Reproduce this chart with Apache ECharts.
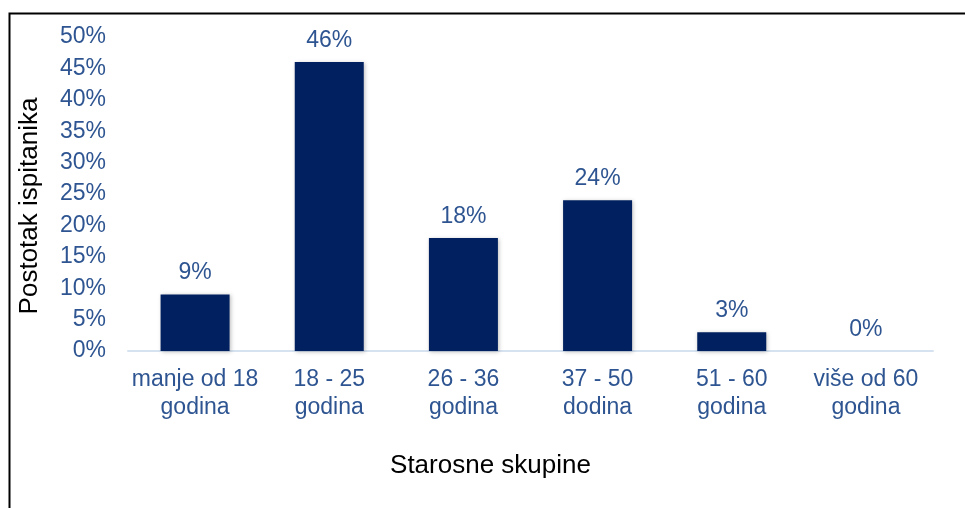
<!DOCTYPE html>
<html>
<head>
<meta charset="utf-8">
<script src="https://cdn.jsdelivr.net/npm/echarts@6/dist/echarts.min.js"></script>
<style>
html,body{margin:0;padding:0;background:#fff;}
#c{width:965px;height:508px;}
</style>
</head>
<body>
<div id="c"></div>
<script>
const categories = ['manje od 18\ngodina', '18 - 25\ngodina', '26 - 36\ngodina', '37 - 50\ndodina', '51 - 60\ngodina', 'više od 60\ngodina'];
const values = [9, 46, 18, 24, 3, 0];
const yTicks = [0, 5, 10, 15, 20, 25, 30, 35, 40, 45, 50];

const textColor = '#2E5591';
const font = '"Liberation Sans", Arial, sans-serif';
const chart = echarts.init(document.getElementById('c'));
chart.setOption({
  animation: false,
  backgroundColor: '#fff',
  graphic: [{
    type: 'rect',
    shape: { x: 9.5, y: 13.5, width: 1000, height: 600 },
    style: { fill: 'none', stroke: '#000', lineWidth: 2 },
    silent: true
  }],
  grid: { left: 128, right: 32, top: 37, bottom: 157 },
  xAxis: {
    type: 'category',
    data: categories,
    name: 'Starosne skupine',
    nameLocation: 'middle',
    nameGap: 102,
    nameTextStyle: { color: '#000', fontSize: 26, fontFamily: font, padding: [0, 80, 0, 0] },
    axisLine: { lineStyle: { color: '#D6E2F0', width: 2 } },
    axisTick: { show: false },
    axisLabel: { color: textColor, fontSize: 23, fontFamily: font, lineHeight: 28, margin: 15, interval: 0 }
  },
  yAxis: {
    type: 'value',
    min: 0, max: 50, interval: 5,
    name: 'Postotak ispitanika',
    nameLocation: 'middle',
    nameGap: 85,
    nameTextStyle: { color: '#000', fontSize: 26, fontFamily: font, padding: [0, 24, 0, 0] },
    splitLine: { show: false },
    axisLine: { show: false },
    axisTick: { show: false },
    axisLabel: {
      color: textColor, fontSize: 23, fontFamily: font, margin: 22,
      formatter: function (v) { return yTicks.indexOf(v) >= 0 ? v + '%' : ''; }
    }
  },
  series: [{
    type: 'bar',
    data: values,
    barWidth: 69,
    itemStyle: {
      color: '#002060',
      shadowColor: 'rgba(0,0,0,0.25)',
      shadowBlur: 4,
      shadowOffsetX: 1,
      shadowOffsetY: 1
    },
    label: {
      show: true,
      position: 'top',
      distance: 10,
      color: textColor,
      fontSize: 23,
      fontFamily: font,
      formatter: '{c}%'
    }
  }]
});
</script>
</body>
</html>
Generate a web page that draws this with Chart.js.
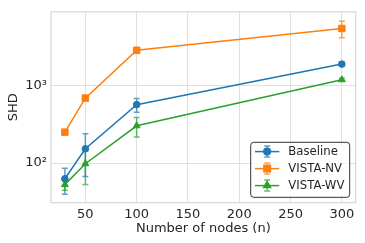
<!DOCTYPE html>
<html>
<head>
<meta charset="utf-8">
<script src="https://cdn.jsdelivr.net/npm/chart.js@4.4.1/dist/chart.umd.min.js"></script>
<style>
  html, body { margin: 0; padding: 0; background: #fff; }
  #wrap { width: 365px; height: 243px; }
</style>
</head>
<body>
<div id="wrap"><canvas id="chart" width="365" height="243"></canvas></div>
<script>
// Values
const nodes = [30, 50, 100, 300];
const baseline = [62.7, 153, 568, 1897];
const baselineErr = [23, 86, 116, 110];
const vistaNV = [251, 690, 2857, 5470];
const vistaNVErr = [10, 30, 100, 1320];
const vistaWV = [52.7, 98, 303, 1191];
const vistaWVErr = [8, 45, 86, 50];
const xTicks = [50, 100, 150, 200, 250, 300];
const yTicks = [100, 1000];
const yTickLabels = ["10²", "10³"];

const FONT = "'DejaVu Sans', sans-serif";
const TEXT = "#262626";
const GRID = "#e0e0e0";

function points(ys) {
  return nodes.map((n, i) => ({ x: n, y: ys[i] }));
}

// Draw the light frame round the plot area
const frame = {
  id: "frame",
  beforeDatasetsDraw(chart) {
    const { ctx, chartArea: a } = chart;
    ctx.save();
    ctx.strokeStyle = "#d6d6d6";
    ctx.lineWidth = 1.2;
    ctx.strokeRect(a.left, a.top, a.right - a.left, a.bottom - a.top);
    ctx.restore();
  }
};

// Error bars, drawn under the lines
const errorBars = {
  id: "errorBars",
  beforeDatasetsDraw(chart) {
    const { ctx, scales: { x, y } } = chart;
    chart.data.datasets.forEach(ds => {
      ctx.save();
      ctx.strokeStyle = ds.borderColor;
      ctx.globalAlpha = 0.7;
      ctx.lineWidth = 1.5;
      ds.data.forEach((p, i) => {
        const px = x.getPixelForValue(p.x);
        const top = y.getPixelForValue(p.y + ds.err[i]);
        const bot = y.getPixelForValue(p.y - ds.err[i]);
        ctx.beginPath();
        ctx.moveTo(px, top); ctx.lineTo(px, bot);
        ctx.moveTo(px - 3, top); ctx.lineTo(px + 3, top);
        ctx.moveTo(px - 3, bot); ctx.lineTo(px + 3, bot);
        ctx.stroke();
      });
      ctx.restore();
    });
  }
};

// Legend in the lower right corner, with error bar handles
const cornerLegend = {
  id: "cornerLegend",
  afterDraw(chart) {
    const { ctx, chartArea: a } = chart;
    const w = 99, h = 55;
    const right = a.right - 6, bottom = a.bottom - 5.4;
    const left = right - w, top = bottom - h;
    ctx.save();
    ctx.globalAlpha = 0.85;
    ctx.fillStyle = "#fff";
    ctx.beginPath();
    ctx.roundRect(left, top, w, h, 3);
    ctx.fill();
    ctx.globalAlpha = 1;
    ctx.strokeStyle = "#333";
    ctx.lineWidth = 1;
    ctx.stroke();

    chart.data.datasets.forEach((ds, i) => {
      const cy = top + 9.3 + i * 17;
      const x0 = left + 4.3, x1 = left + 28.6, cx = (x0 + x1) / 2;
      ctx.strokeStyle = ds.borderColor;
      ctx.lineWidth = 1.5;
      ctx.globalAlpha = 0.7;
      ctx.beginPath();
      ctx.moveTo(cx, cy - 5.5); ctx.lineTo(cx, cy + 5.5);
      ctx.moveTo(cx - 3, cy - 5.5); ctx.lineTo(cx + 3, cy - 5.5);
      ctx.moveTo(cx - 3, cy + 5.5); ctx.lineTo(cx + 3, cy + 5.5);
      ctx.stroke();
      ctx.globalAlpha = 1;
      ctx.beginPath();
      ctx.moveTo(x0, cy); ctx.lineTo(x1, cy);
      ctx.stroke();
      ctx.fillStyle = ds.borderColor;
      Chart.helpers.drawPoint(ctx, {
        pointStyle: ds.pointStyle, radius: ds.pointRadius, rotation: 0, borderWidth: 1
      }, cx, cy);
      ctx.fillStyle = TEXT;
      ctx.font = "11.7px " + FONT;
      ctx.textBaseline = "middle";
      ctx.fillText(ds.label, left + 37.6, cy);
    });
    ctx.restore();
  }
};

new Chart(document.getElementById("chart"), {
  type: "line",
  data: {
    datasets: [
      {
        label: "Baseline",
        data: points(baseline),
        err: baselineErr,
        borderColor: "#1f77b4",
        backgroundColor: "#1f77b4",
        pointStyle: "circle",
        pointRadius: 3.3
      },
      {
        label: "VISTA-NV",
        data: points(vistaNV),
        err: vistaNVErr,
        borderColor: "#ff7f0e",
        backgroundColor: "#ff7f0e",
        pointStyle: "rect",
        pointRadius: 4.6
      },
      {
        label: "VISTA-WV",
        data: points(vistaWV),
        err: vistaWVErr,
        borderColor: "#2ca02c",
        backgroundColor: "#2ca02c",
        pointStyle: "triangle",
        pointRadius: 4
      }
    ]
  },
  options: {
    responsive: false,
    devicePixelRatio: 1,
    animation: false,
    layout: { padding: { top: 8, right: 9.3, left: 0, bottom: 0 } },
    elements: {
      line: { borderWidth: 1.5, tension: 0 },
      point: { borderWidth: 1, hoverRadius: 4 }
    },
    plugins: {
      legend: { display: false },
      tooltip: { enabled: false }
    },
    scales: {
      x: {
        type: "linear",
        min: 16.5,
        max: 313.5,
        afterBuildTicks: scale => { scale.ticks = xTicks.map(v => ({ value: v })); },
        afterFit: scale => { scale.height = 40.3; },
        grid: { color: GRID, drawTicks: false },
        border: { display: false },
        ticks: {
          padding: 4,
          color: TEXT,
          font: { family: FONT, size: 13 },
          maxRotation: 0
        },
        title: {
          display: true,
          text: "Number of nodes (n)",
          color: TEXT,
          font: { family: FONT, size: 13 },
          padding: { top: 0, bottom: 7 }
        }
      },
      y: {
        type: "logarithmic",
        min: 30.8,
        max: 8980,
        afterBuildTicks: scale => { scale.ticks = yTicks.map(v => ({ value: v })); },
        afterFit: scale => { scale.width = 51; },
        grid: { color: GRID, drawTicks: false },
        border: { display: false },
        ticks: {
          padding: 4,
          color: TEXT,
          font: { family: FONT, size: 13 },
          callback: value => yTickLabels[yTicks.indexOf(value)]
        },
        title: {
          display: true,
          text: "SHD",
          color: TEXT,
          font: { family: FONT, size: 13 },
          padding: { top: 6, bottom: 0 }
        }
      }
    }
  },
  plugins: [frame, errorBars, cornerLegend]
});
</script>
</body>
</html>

════

◆ **Task to carry out**: Find the lines above that include the string "this" and copy them.

◆ **Correct answer**:
Reproduce this chart with Apache ECharts.
Generate a web page that draws this with Chart.js.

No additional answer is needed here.